[Requirement]: Nothing after the line with "ax2.yaxis.label.set_y(0.535)" belongs in the copy; extract the lines below from the top through that line, pictures left out.

● ● ●

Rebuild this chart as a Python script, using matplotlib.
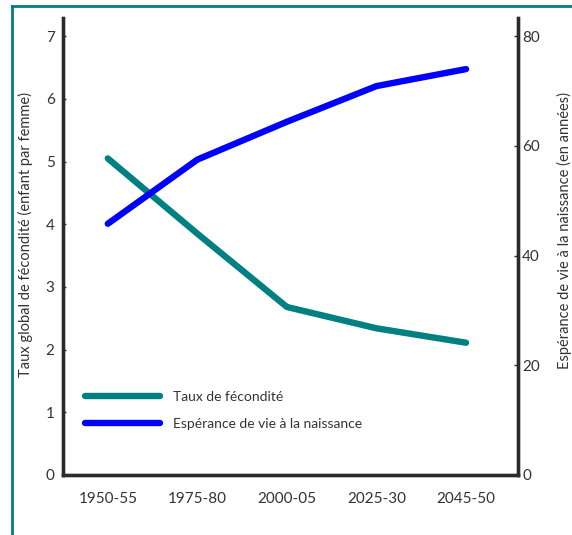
import matplotlib.pyplot as plt
from matplotlib.lines import Line2D

plt.rcParams['font.family'] = ['Lato', 'DejaVu Sans']

# données
periodes = ['1950-55', '1975-80', '2000-05', '2025-30', '2045-50']
fecondite = [5.05, 3.85, 2.68, 2.34, 2.11]
esperance = [45.8, 57.5, 64.4, 70.9, 74.0]

TEAL = '#008080'
BLUE = '#0000ff'
DARK = '#2b2b2b'
TXT = '#333333'

fig = plt.figure(figsize=(5.72, 5.35), dpi=100)
ax1 = fig.add_axes([63 / 572, 60 / 535, 455 / 572, 457 / 535])
ax2 = ax1.twinx()

x = list(range(len(periodes)))
ax1.plot(x, fecondite, color=TEAL, lw=4.6, solid_capstyle='round',
         solid_joinstyle='round')
ax2.plot(x, esperance, color=BLUE, lw=4.6, solid_capstyle='round',
         solid_joinstyle='round')

ax1.set_xlim(-0.5, 4.58)
ax1.set_ylim(0, 7.29)
ax2.set_ylim(0, 7.29 * 80 / 7)

ax1.set_xticks(x)
ax1.set_xticklabels(periodes)
ax1.set_yticks(range(8))
ax2.set_yticks([0, 20, 40, 60, 80])

for ax in (ax1, ax2):
    ax.spines['top'].set_visible(False)
    for s in ('left', 'right', 'bottom'):
        ax.spines[s].set_color(DARK)
        ax.spines[s].set_linewidth(2.4)

ax1.tick_params(axis='x', length=0, pad=12, labelsize=11, labelcolor=TXT)
ax1.tick_params(axis='y', direction='in', length=2.5, width=1, color=DARK,
                pad=6, labelsize=11, labelcolor=TXT)
ax2.tick_params(axis='y', direction='in', length=3, width=1, color=DARK,
                pad=3, labelsize=11, labelcolor=TXT)

ax1.set_ylabel('Taux global de fécondité (enfant par femme)', fontsize=10.5,
               color=TXT, labelpad=9)
ax2.set_ylabel('Espérance de vie à la naissance (en années)', fontsize=10.5,
               color=TXT, labelpad=12)
ax1.yaxis.label.set_y(0.527)
ax2.yaxis.label.set_y(0.535)

handles = [Line2D([], [], color=TEAL, lw=4.6, solid_capstyle='round'),
           Line2D([], [], color=BLUE, lw=4.6, solid_capstyle='round')]
ax2.legend(handles, ['Taux de fécondité', 'Espérance de vie à la naissance'],
           loc='lower left', bbox_to_anchor=(0.02, 0.072), frameon=False,
           fontsize=10, handlelength=5.4, handletextpad=1.0,
           labelspacing=1.05, labelcolor=TXT)

# cadre
fig.add_artist(Line2D([12 / 572, 12 / 572], [0, 1 - 6 / 535],
                      transform=fig.transFigure, color=TEAL, lw=2))
fig.add_artist(Line2D([12 / 572, 1], [1 - 6 / 535, 1 - 6 / 535],
                      transform=fig.transFigure, color=TEAL, lw=2))

fig.savefig('out.png', dpi=100)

● ● ●

[Task answer]:
Rebuild this chart as a Python script, using matplotlib.
import matplotlib.pyplot as plt
from matplotlib.lines import Line2D

plt.rcParams['font.family'] = ['Lato', 'DejaVu Sans']

# données
periodes = ['1950-55', '1975-80', '2000-05', '2025-30', '2045-50']
fecondite = [5.05, 3.85, 2.68, 2.34, 2.11]
esperance = [45.8, 57.5, 64.4, 70.9, 74.0]

TEAL = '#008080'
BLUE = '#0000ff'
DARK = '#2b2b2b'
TXT = '#333333'

fig = plt.figure(figsize=(5.72, 5.35), dpi=100)
ax1 = fig.add_axes([63 / 572, 60 / 535, 455 / 572, 457 / 535])
ax2 = ax1.twinx()

x = list(range(len(periodes)))
ax1.plot(x, fecondite, color=TEAL, lw=4.6, solid_capstyle='round',
         solid_joinstyle='round')
ax2.plot(x, esperance, color=BLUE, lw=4.6, solid_capstyle='round',
         solid_joinstyle='round')

ax1.set_xlim(-0.5, 4.58)
ax1.set_ylim(0, 7.29)
ax2.set_ylim(0, 7.29 * 80 / 7)

ax1.set_xticks(x)
ax1.set_xticklabels(periodes)
ax1.set_yticks(range(8))
ax2.set_yticks([0, 20, 40, 60, 80])

for ax in (ax1, ax2):
    ax.spines['top'].set_visible(False)
    for s in ('left', 'right', 'bottom'):
        ax.spines[s].set_color(DARK)
        ax.spines[s].set_linewidth(2.4)

ax1.tick_params(axis='x', length=0, pad=12, labelsize=11, labelcolor=TXT)
ax1.tick_params(axis='y', direction='in', length=2.5, width=1, color=DARK,
                pad=6, labelsize=11, labelcolor=TXT)
ax2.tick_params(axis='y', direction='in', length=3, width=1, color=DARK,
                pad=3, labelsize=11, labelcolor=TXT)

ax1.set_ylabel('Taux global de fécondité (enfant par femme)', fontsize=10.5,
               color=TXT, labelpad=9)
ax2.set_ylabel('Espérance de vie à la naissance (en années)', fontsize=10.5,
               color=TXT, labelpad=12)
ax1.yaxis.label.set_y(0.527)
ax2.yaxis.label.set_y(0.535)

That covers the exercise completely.